Barbosa allegedly promised 100,000 votes for the re-election of Governor Jose Melo, for which Brandao promised that no one would “mess with” the gang. Melo and Brandao have denied this claim.
Security experts say that the recent prison violence relates to a rupture between Sao Paulo’s PCC and Rio de Janeiro’s “Red Command” gang – who held a truce for nearly 20 years – following the killing of a major Paraguayan drug wholesaler on the Brazil border, consolidating the PCC’s power in the region.
Initially, the war began at the end of 2016 with killings inside prisons in the north of the country that were attributed to the PCC.

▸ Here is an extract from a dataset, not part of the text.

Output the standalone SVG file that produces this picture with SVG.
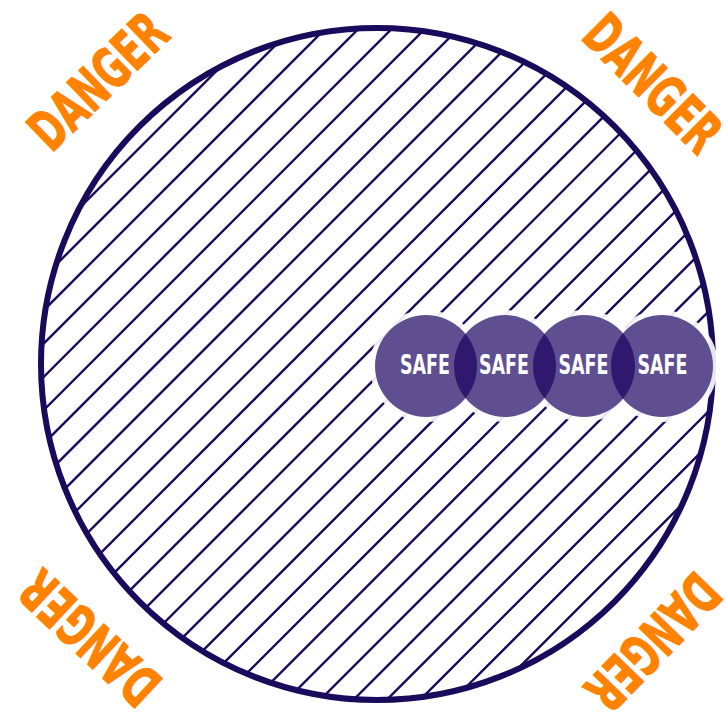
<svg xmlns="http://www.w3.org/2000/svg" width="726" height="717" viewBox="0 0 726 717">
<style>
.hatch{stroke:#1a0a5c;stroke-width:2.4;fill:none}
.ring{fill:none;stroke:#1a0a5c;stroke-width:6}
.halo{fill:#fff;opacity:0.9}
.base{fill:#fff}
.safe{fill:#19005e;fill-opacity:0.69}
.safe-t{font-family:"Liberation Sans Narrow","DejaVu Sans Condensed","Liberation Sans",sans-serif;font-weight:bold;font-size:27px;fill:#fff;text-anchor:middle}
.danger{font-family:"Liberation Sans Narrow","DejaVu Sans Condensed","Liberation Sans",sans-serif;font-weight:bold;font-size:56px;fill:#ff8200;text-anchor:middle;stroke:#ff8200;stroke-width:1}
</style>
<defs>
<clipPath id="inner"><circle cx="377" cy="364" r="334"/></clipPath>
</defs>
<rect width="726" height="717" fill="#fff"/>
<g id="danger-zone">
<g clip-path="url(#inner)">
<path class="hatch" d="M287.4 0L-432.6 720M320.7 0L-399.3 720M354 0L-366 720M387.3 0L-332.7 720M420.6 0L-299.4 720M453.9 0L-266.1 720M487.2 0L-232.8 720M520.5 0L-199.5 720M553.8 0L-166.2 720M587.1 0L-132.9 720M620.4 0L-99.6 720M653.7 0L-66.3 720M687 0L-33 720M720.3 0L0.3 720M753.6 0L33.6 720M786.9 0L66.9 720M820.2 0L100.2 720M853.5 0L133.5 720M886.8 0L166.8 720M920.1 0L200.1 720M953.4 0L233.4 720M986.7 0L266.7 720M1020 0L300 720M1053.3 0L333.3 720M1086.6 0L366.6 720M1119.9 0L399.9 720M1153.2 0L433.2 720M1186.5 0L466.5 720M1219.8 0L499.8 720"/>
</g>
<circle class="ring" cx="377" cy="364" r="336"/>
</g>
<g id="halos">
<circle class="halo" cx="426" cy="366" r="56"/>
<circle class="halo" cx="505" cy="366" r="56"/>
<circle class="halo" cx="584" cy="366" r="56"/>
<circle class="halo" cx="662" cy="366" r="56"/>
<circle class="base" cx="426" cy="366" r="51"/>
<circle class="base" cx="505" cy="366" r="51"/>
<circle class="base" cx="584" cy="366" r="51"/>
<circle class="base" cx="662" cy="366" r="51"/>
</g>
<g id="safe1"><circle class="safe" cx="426" cy="366" r="51"/><text class="safe-t" x="425" y="374" textLength="50" lengthAdjust="spacingAndGlyphs">SAFE</text></g>
<g id="safe2"><circle class="safe" cx="505" cy="366" r="51"/><text class="safe-t" x="504" y="374" textLength="50" lengthAdjust="spacingAndGlyphs">SAFE</text></g>
<g id="safe3"><circle class="safe" cx="584" cy="366" r="51"/><text class="safe-t" x="583.5" y="374" textLength="50" lengthAdjust="spacingAndGlyphs">SAFE</text></g>
<g id="safe4"><circle class="safe" cx="662" cy="366" r="51"/><text class="safe-t" x="662.5" y="374" textLength="50" lengthAdjust="spacingAndGlyphs">SAFE</text></g>
<g id="danger-tl"><text class="danger" transform="translate(98,81) rotate(-44)" x="0" y="20" textLength="168" lengthAdjust="spacingAndGlyphs">DANGER</text></g>
<g id="danger-tr"><text class="danger" transform="translate(653,83) rotate(45)" x="0" y="20" textLength="168" lengthAdjust="spacingAndGlyphs">DANGER</text></g>
<g id="danger-bl"><text class="danger" transform="translate(90,638) rotate(-137)" x="0" y="20" textLength="168" lengthAdjust="spacingAndGlyphs">DANGER</text></g>
<g id="danger-br"><text class="danger" transform="translate(653,642) rotate(134)" x="0" y="20" textLength="165" lengthAdjust="spacingAndGlyphs">DANGER</text></g>
</svg>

According to security experts, Manaus’ FDN – who are allied, but not subordinate to Rio’s Red Command – committed the New Year’s Day Manaus killings in revenge for the Rio group.

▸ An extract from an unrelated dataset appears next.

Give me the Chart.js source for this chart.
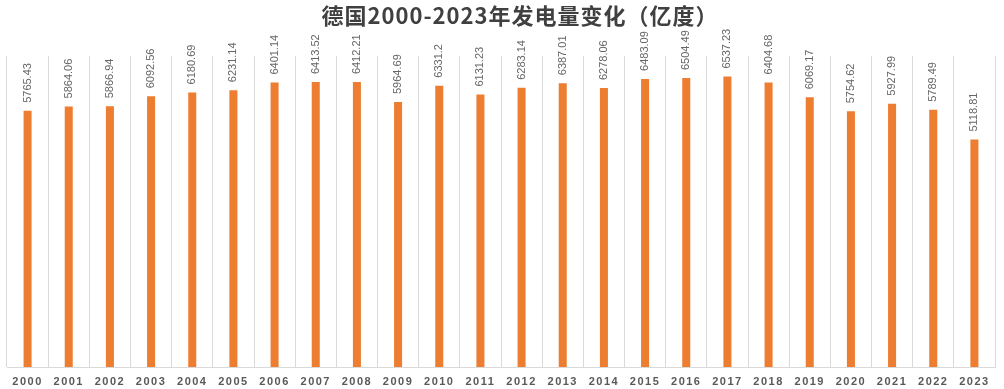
<!DOCTYPE html>
<html>
<head>
<meta charset="utf-8">
<script src="https://cdn.jsdelivr.net/npm/chart.js@4/dist/chart.umd.min.js"></script>
<style>
  html, body { margin: 0; padding: 0; background: #ffffff; }
  #wrap { width: 1004px; height: 389px; position: relative; }
</style>
</head>
<body>
<div id="wrap"><canvas id="c"></canvas></div>
<script>
const titleText = '德国2000-2023年发电量变化（亿度）';
const years = ['2000','2001','2002','2003','2004','2005','2006','2007','2008','2009','2010','2011',
               '2012','2013','2014','2015','2016','2017','2018','2019','2020','2021','2022','2023'];
const generation = [5765.43, 5864.06, 5866.94, 6092.56, 6180.69, 6231.14, 6401.14, 6413.52, 6412.21, 5964.69,
                    6331.2, 6131.23, 6283.14, 6387.01, 6278.06, 6483.09, 6504.49, 6537.23, 6404.68, 6069.17,
                    5754.62, 5927.99, 5789.49, 5118.81];

const valueLabels = {
  id: 'valueLabels',
  afterLayout(chart) {
    if (chart.titleBlock) { chart.titleBlock.left += 38; }
  },
  beforeDraw(chart) {
    chart.ctx.letterSpacing = '1px';
  },
  afterDatasetsDraw(chart) {
    const ctx = chart.ctx;
    const meta = chart.getDatasetMeta(0);
    const data = chart.data.datasets[0].data;
    ctx.save();
    ctx.letterSpacing = '0px';
    ctx.font = '11px "Liberation Sans", Arial, sans-serif';
    ctx.fillStyle = '#666666';
    ctx.textAlign = 'left';
    ctx.textBaseline = 'middle';
    meta.data.forEach((bar, i) => {
      ctx.save();
      ctx.translate(bar.x, bar.y - 8);
      ctx.rotate(-Math.PI / 2);
      ctx.fillText(String(data[i]), 0, 0);
      ctx.restore();
    });
    ctx.restore();
    ctx.letterSpacing = '1.5px';
  },
  afterDraw(chart) {
    chart.ctx.letterSpacing = '0px';
  }
};

new Chart(document.getElementById('c'), {
  type: 'bar',
  data: {
    labels: years,
    datasets: [{
      data: generation,
      backgroundColor: '#ED7D31',
      borderWidth: 0,
      categoryPercentage: 1,
      barPercentage: 0.195
    }]
  },
  options: {
    responsive: true,
    maintainAspectRatio: false,
    animation: false,
    devicePixelRatio: 1,
    layout: { padding: { left: 7, right: 9, top: 0, bottom: 0 } },
    plugins: {
      legend: { display: false },
      tooltip: { enabled: false },
      title: {
        display: true,
        text: titleText,
        color: '#404040',
        font: { family: '"Noto Sans CJK SC", sans-serif', size: 22, weight: 'bold' },
        padding: { top: 2, bottom: 27.6 }
      }
    },
    scales: {
      x: {
        grid: { offset: true, color: '#d9d9d9', lineWidth: 1, drawTicks: false },
        border: { color: '#d9d9d9' },
        afterFit(scale) { scale.height = 22; },
        ticks: {
          z: 1,
          color: '#595959',
          padding: 8,
          maxRotation: 0,
          autoSkip: false,
          font: { family: '"Liberation Sans", Arial, sans-serif', size: 11, weight: 'bold' }
        }
      },
      y: {
        display: false,
        min: 0,
        max: 7000
      }
    }
  },
  plugins: [valueLabels]
});
</script>
</body>
</html>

In a Brazilian funk track released days after the massacre, FDN pays homage to the killings and confirm their alliance with the Red Command.
“These local factions have joined with the Red Command to resist the advance of the PCC because they know they can’t do it alone,” said Lincoln Gakiya, a Sao Paulo-based prosecutor who has been investigating the PCC for 10 years.
The PCC formed in Sao Paulo’s prison system during the 1990s and is today considered to be Brazil’s most powerful criminal organisation, with a membership of about 22,000 and a presence in almost all Brazilian states as well as neighbouring countries, according to Gakiya.
The group’s most important leaders are imprisoned and today the group has a strong presence in 90 percent of the jails in Sao Paulo state. The PCC already dominates trafficking routes around Brazil’s southern borders with Bolivia and Paraguay, and they have greater ambitions.
The Amazonian drug trafficking routes are of particular interest to the group because the region is so open and undermanned by police, and cocaine from Colombia and Peru is of a superior quality to that of Bolivia.
“But there is resistance from the local crime groups,” said Gakiya. “Therefore, it’s a war that has no end in sight.”